Thursday, October 25, 2018

and al collects $25,000 per month from nassau otb for

simply being alive
sheldon silver & skelos are only the top of the nassau otb ticket
some work and some do not


Judge disqualifies attorney from representing Katuria D'Amato in child custody, divorce case

The attorney, Thomas Liotti, said he was assisting in an emergency situation in which a private investigator was following his client and police were at the scene.
Katuria D'Amato speaks at her attorney's office on
Katuria D'Amato speaks at her attorney's office on June 29 in Garden City. Photo Credit: Howard Schnapp 
A Nassau judge has disqualified the attorney for the estranged wife of former U.S. Sen. Alfonse D’Amato from representing her in the couple’s child custody battle and divorce case, ruling that lawyer Thomas Liotti “acted against the best interests of the children” during an April encounter.
State Supreme Court Justice Joseph Lorintz wrote in his Tuesday decision that the disqualification of Katuria D’Amato’s attorney is “necessary to protect the rights” of the couple’s 9-year-old daughter and 10-year-old son.
The former senator’s attorney, Stephen Gassman, made a motion for Liotti’s disqualification after the Garden City attorney drove his client, a nanny and the children from Lido Beach to another client's house in Plainview in April without notifying the lawyer for the children.
Gassman, also of Garden City, argued that the children's presence in Liotti’s car meant Liotti was “inducing trust in him as mommy’s lawyer.”
The children’s Westbury attorney, Mark Green, argued his clients were “tainted” by being exposed to the attorney for one of their parents.
Liotti had said that matter involved an emergency situation in which a private investigator was following his client and police were at the scene.
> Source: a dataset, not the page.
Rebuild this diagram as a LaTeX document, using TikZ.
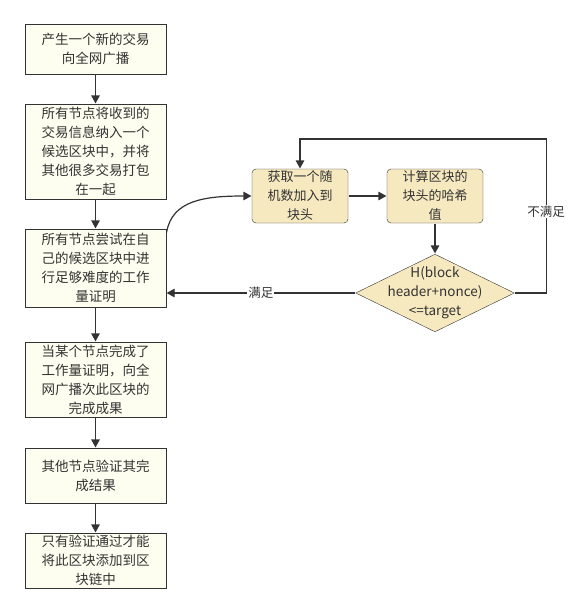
\documentclass[tikz,border=0pt]{standalone}
\usepackage{fontspec}
\setmainfont{Noto Sans CJK SC}
\usetikzlibrary{shapes.geometric,arrows.meta}
\definecolor{ivory}{HTML}{FEFEF0}
\definecolor{wheatbox}{HTML}{F6E9BF}
\definecolor{ink}{HTML}{333333}
\begin{document}
\begin{tikzpicture}[x=1pt,y=-1pt]
\tikzset{ >={Triangle[length=8pt,width=8.5pt]}, line width=1.2pt, draw=ink,
  leftbox/.style={draw=ink, fill=ivory, minimum width=141pt, text width=120pt, align=center,
    inner sep=0pt, font=\fontsize{13.5}{19}\selectfont, text=ink},
  rightbox/.style={draw=ink, fill=wheatbox, rounded corners=4pt, minimum width=96pt, minimum height=54pt,
    text width=80pt, align=center, inner sep=0pt, font=\fontsize{13}{19}\selectfont, text=ink},
  decision/.style={draw=ink, fill=wheatbox, diamond, minimum width=159pt, minimum height=78pt,
    inner sep=0pt, font=\fontsize{13.5}{19}\selectfont, text=ink},
  flow/.style={->, draw=ink, line width=1.2pt},
  lbl/.style={fill=white, text=ink, font=\fontsize{12.5}{14}\selectfont, inner sep=1pt},
}
\useasboundingbox (0,0) rectangle (579,613);

% left column
\node [leftbox, minimum height=50pt] (new)    at (95.5,49)    {产生一个新的交易\\向全网广播};
\node [leftbox, minimum height=95pt] (pack)   at (95.5,151.5) {所有节点将收到的\\交易信息纳入一个\\候选区块中，并将\\其他很多交易打包\\在一起};
\node [leftbox, minimum height=78pt] (pow)    at (95.5,268)   {所有节点尝试在自\\己的候选区块中进\\行足够难度的工作\\量证明};
\node [leftbox, minimum height=75pt] (done)   at (95.5,379.5) {当某个节点完成了\\工作量证明，向全\\网广播次此区块的\\完成成果};
\node [leftbox, minimum height=55pt] (verify) at (95.5,475.5) {其他节点验证其完\\成结果};
\node [leftbox, minimum height=55pt] (chain)  at (95.5,560.5) {只有验证通过才能\\将此区块添加到区\\块链中};

% right loop
\node [rightbox] (nonce) at (300,196) {获取一个随\\机数加入到\\块头};
\node [rightbox] (hash)  at (435,196) {计算区块的\\块头的哈希\\值};
\node [decision] (check) at (435,293)
  {\makebox[0pt]{\begin{tabular}{@{}c@{}}H(block\\header+nonce)\\<=target\end{tabular}}};

\draw [flow] (new)    -- (pack);
\draw [flow] (pack)   -- (pow);
\draw [flow] (pow)    -- (done);
\draw [flow] (done)   -- (verify);
\draw [flow] (verify) -- (chain);

\draw [flow] ([yshift=-4pt]pow.north east) .. controls (172,200) and (205,196) .. (nonce.west);
\draw [flow] (nonce) -- (hash);
\draw [flow] (hash)  -- (check);

\draw [flow] (check.west) -- node [lbl] {满足} (pow.east |- check.west);
\draw [flow] (check.east) -- ++(31,0)
  -- node [lbl, pos=0.53] {不满足} ++(0,-154)
  -| (nonce.north);

\end{tikzpicture}
\end{document}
He claimed he “never spoke to the children about this case or anything else,” the judge’s decision says.
But the judge also said in his decision that the children “witnessed Mr. Liotti purporting to rescue their mother from an unlawful arrest and shielding them from a private investigator they knew was employed by their father.”
Lorintz added that Liotti “risked influencing the children to think favorably of him and the defendant and unfavorably of the plaintiff,” and “in doing so, he acted against the best interests of the children.”
Liotti had argued that the children were upset about the investigator following their mother, who had learned her driver’s license might be suspended, and so he drove them away from the area as the private eye tailgated him, according to the ruling.
The judge said in the decision that he found no evidence of a plot to arrest Katuria D’Amato, which Liotti had claimed Alfonse D’Amato had engineered.
Katuria D’Amato, 52, called the decision “corrupt” in an interview Wednesday, saying as an attorney herself she planned to go forward representing herself while keeping Liotti as a legal consultant.
“It’s just another example of the power and influence that my husband wields over the judiciary, and the manner in which he bullies everyone in the system to get his way and to carry out his vendetta,” she said.
But Gassman called the decision “a thorough and well-reasoned decision which I think correctly took into account the actions of the defendant’s attorney.”
Liotti vowed Wednesday to appeal the matter to a higher court, and said Katuria D’Amato’s motion to recuse Lorintz from the case is still pending before an appellate court.
“I’m not going anywhere,” Liotti said.
The couple’s child custody battle began in fall 2017 after Alfonse D’Amato, 81, alleged his wife was mentally unstable following a police response to her 911 call from their formal marital home.
In an emergency order, Lorintz granted the GOP power broker temporary custody of the children.
Police later testified at custody proceedings that Katuria D’Amato was “delusional” during their response to the Lido Beach home, saying she believed the former senator would let in intruders who hid behind laser beams.
Police also said the woman reported that she’d cowered in a closet and tried to load her shotgun, but couldn’t find a key to the weapon’s gun lock.
Katuria D’Amato started legal action against Nassau police, saying they colluded with her estranged husband and caused her to lose child custody.
A doctor who treated her during an involuntary hospital commitment following her 911 call testified he believed she had drug-induced psychosis from taking too much Ritalin for her ADHD.